--- Start ---
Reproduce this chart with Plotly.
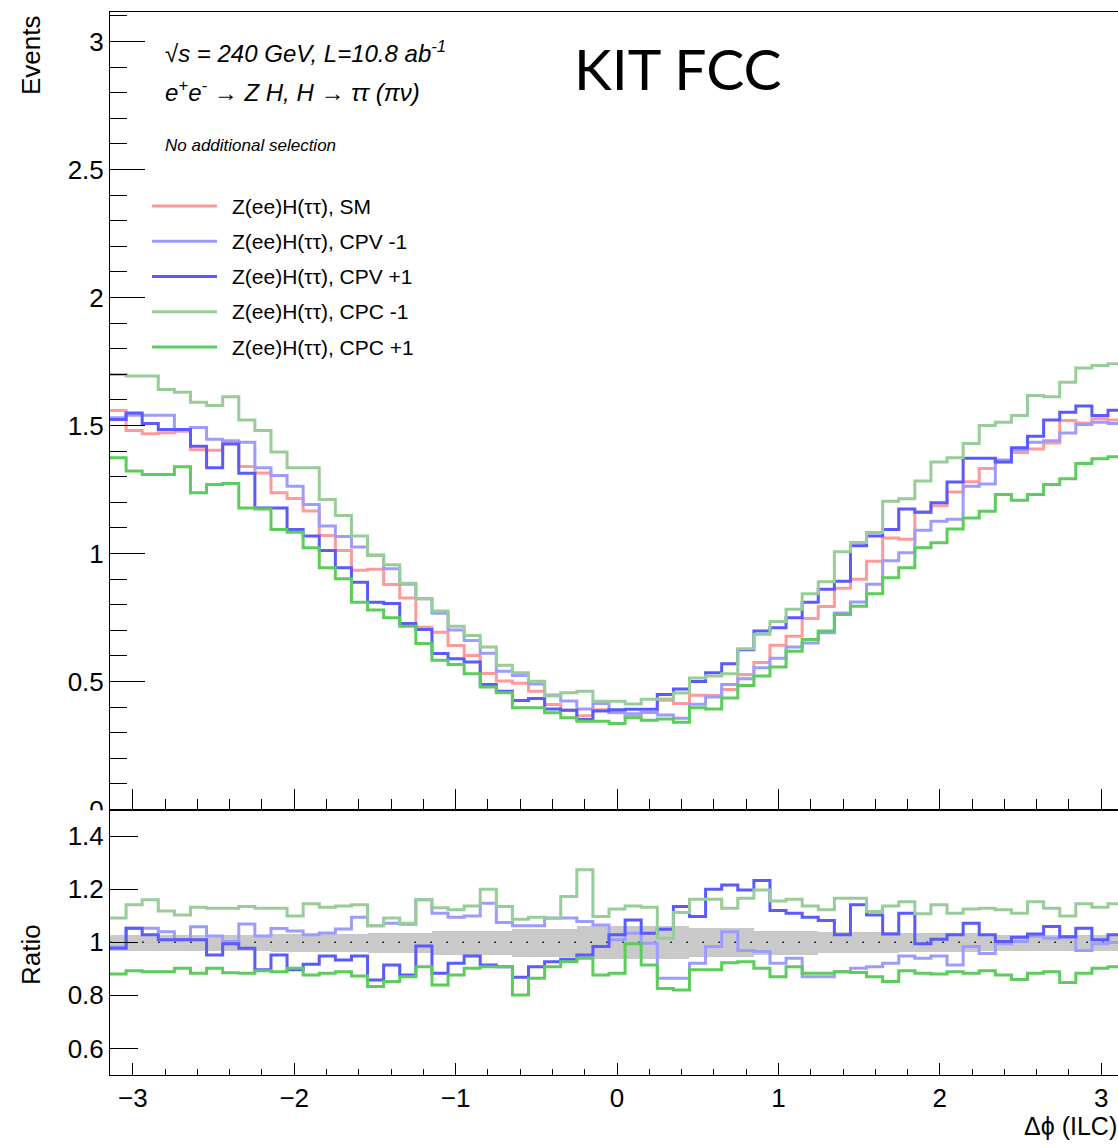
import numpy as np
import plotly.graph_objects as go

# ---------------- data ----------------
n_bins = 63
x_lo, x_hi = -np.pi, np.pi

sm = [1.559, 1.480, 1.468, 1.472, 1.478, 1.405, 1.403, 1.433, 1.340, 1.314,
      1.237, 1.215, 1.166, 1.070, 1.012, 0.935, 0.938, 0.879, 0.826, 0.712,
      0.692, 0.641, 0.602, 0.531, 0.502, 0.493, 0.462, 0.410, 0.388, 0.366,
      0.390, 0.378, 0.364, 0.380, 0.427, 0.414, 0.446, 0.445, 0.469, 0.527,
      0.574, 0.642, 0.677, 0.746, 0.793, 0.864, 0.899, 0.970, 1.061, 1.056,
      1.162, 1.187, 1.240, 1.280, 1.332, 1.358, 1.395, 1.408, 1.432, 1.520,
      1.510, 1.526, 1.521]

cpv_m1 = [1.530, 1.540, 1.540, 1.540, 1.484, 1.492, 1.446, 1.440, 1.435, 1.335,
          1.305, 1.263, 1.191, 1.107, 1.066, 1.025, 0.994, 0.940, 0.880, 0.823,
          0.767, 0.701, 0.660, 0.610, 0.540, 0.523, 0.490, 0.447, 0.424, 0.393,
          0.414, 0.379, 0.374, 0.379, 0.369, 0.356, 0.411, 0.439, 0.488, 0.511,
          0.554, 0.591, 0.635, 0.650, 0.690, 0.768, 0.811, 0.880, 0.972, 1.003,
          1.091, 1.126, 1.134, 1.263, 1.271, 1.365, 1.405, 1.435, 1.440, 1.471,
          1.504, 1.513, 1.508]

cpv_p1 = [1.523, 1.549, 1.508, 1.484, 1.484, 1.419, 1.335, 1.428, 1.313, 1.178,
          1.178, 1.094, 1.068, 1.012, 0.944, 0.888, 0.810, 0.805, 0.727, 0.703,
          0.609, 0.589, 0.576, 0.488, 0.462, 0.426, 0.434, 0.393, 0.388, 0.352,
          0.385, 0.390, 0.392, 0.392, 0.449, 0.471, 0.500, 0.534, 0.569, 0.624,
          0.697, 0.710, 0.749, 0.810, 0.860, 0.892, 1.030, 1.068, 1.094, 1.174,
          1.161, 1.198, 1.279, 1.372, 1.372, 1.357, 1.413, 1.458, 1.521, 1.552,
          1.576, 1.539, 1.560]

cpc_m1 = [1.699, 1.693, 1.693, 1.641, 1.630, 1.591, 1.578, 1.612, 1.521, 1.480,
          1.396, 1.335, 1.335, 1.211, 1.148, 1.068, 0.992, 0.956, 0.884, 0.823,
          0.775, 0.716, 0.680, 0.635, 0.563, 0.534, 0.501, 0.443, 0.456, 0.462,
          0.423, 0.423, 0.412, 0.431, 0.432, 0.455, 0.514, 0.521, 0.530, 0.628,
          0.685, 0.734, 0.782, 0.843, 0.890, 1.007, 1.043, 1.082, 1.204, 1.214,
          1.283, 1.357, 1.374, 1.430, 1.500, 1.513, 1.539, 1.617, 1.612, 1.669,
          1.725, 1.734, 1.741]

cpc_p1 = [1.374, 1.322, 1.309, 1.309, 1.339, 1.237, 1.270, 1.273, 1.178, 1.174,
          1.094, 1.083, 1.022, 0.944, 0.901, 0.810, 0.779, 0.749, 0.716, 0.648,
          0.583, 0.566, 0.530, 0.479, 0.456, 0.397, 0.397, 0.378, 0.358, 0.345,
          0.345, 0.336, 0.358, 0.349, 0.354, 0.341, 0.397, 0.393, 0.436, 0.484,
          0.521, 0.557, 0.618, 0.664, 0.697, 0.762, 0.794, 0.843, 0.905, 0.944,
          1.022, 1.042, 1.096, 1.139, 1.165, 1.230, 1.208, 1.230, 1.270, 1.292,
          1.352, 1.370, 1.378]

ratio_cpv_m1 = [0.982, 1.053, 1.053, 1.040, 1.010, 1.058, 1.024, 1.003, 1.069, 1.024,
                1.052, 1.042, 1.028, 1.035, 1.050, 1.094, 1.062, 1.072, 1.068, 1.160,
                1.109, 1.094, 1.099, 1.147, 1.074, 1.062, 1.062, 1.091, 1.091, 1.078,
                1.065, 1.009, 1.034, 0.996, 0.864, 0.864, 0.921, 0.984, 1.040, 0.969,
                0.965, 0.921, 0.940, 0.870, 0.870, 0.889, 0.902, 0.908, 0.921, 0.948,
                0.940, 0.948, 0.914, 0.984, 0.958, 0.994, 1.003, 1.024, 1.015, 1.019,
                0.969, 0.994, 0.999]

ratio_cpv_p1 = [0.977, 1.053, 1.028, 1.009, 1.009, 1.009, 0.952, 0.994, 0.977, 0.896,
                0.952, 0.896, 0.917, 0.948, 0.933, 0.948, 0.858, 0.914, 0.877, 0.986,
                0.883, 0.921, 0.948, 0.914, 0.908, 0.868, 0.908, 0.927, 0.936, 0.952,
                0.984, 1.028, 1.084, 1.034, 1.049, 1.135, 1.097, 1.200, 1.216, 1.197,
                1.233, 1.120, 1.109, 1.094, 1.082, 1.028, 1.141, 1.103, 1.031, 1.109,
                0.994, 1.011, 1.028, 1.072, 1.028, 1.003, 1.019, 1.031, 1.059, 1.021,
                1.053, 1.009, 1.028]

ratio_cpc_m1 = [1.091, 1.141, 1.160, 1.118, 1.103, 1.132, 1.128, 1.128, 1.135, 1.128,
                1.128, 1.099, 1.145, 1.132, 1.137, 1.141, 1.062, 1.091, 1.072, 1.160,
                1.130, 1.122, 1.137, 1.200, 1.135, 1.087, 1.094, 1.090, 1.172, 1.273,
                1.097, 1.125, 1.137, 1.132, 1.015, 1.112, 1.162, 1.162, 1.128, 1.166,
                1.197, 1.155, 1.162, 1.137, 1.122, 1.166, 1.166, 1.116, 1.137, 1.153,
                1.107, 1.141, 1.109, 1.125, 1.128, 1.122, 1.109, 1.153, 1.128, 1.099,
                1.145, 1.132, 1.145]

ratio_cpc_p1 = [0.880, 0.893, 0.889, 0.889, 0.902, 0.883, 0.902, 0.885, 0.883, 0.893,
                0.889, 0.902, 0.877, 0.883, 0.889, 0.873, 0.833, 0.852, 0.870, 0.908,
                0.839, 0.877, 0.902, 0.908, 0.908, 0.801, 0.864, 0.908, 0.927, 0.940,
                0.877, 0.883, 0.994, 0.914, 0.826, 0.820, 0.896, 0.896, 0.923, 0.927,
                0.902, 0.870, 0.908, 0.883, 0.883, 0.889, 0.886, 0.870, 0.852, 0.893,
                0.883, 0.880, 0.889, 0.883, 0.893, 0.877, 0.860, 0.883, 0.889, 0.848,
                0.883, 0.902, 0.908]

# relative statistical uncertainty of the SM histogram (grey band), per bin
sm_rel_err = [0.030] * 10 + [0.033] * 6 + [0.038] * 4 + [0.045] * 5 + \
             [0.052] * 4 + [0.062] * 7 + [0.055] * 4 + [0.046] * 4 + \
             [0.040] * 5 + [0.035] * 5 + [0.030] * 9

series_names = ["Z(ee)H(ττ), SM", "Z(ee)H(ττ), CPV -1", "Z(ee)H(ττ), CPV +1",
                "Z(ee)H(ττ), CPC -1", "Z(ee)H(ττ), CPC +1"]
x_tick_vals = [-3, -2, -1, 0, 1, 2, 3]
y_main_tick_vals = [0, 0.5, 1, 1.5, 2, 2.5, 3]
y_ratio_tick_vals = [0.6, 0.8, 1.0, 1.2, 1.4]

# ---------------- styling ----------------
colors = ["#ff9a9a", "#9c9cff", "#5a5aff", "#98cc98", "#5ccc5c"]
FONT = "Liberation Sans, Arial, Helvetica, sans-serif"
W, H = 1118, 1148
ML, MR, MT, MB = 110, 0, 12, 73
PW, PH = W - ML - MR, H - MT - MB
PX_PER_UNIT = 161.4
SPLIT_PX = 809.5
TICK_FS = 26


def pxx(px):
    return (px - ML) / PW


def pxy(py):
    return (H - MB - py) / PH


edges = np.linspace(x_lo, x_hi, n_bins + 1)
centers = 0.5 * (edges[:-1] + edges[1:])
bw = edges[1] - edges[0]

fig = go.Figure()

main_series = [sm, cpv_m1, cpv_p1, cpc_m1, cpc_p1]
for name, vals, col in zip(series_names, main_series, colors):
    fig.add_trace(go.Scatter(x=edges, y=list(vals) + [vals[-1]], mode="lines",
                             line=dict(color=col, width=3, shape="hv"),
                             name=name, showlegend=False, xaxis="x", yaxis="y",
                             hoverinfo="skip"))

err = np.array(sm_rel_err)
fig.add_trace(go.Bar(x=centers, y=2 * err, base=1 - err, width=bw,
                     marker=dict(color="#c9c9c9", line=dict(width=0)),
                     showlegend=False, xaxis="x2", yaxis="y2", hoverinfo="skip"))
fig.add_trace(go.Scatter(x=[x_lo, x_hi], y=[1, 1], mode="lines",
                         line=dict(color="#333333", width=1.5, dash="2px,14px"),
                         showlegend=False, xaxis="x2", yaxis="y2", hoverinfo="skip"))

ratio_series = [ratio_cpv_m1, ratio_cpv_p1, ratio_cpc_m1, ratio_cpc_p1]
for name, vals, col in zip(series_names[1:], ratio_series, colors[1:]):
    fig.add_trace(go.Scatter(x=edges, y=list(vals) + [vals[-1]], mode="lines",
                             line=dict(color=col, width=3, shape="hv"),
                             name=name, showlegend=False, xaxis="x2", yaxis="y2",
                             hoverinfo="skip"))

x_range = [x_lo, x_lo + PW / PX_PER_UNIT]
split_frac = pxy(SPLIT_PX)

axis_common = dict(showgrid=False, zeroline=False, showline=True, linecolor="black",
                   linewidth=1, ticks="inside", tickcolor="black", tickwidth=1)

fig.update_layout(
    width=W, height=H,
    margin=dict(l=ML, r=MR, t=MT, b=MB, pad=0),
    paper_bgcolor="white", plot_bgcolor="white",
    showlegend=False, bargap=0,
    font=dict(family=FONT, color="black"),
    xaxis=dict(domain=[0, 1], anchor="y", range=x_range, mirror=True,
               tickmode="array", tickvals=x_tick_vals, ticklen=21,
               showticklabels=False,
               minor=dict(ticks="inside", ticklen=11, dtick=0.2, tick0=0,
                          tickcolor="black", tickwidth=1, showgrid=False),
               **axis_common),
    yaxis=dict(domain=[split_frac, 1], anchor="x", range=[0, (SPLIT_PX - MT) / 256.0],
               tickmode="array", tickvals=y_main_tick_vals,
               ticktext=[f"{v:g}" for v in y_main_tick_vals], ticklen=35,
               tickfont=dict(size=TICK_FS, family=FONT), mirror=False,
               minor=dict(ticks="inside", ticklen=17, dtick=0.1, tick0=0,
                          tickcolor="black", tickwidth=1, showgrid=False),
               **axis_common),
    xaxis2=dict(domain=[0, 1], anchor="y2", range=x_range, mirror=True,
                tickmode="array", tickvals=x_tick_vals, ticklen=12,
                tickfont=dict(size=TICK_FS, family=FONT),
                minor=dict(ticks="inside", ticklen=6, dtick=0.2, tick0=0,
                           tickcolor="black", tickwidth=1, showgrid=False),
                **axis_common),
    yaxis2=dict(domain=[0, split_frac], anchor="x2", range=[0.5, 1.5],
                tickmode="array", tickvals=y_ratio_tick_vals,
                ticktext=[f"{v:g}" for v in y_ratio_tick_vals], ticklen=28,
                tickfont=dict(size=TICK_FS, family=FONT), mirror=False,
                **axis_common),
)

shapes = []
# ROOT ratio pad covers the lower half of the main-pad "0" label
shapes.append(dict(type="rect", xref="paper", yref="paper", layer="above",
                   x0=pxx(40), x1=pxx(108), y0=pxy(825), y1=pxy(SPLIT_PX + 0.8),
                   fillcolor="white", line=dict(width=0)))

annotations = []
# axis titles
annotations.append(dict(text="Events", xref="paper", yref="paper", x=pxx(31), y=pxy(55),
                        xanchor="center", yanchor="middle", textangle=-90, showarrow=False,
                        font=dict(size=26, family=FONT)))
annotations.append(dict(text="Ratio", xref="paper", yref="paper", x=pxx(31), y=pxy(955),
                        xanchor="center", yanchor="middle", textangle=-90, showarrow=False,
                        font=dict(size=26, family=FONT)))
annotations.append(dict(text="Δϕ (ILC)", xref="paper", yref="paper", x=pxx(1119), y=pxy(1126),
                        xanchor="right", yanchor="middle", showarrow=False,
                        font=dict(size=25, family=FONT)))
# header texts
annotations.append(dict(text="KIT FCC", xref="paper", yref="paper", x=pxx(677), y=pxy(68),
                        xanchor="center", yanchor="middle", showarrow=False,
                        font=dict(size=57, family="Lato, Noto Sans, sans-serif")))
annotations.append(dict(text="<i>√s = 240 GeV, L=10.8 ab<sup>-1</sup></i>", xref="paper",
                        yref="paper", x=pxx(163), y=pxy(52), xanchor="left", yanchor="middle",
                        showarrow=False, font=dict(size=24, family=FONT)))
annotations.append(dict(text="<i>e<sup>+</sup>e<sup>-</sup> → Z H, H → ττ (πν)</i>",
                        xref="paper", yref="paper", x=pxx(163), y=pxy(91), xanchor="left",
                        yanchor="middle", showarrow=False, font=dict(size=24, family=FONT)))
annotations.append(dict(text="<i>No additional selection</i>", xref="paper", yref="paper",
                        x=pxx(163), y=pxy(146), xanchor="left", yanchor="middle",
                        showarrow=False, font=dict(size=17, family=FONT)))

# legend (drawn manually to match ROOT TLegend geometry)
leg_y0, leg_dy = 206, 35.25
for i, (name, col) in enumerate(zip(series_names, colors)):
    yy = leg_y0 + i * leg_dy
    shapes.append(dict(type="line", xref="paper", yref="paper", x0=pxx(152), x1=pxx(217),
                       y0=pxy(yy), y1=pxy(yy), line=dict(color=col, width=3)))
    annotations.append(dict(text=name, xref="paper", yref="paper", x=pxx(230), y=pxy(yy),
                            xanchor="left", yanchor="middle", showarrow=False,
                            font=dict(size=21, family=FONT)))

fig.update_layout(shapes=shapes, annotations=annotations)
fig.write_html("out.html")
--- End ---
Do this:
Restate, line by line and word for word, everything from the top of the material through the line that contains "x_lo, x_hi = -np.pi, np.pi". Leave pictures out.

Written answer:
Reproduce this chart with Plotly.
import numpy as np
import plotly.graph_objects as go

# ---------------- data ----------------
n_bins = 63
x_lo, x_hi = -np.pi, np.pi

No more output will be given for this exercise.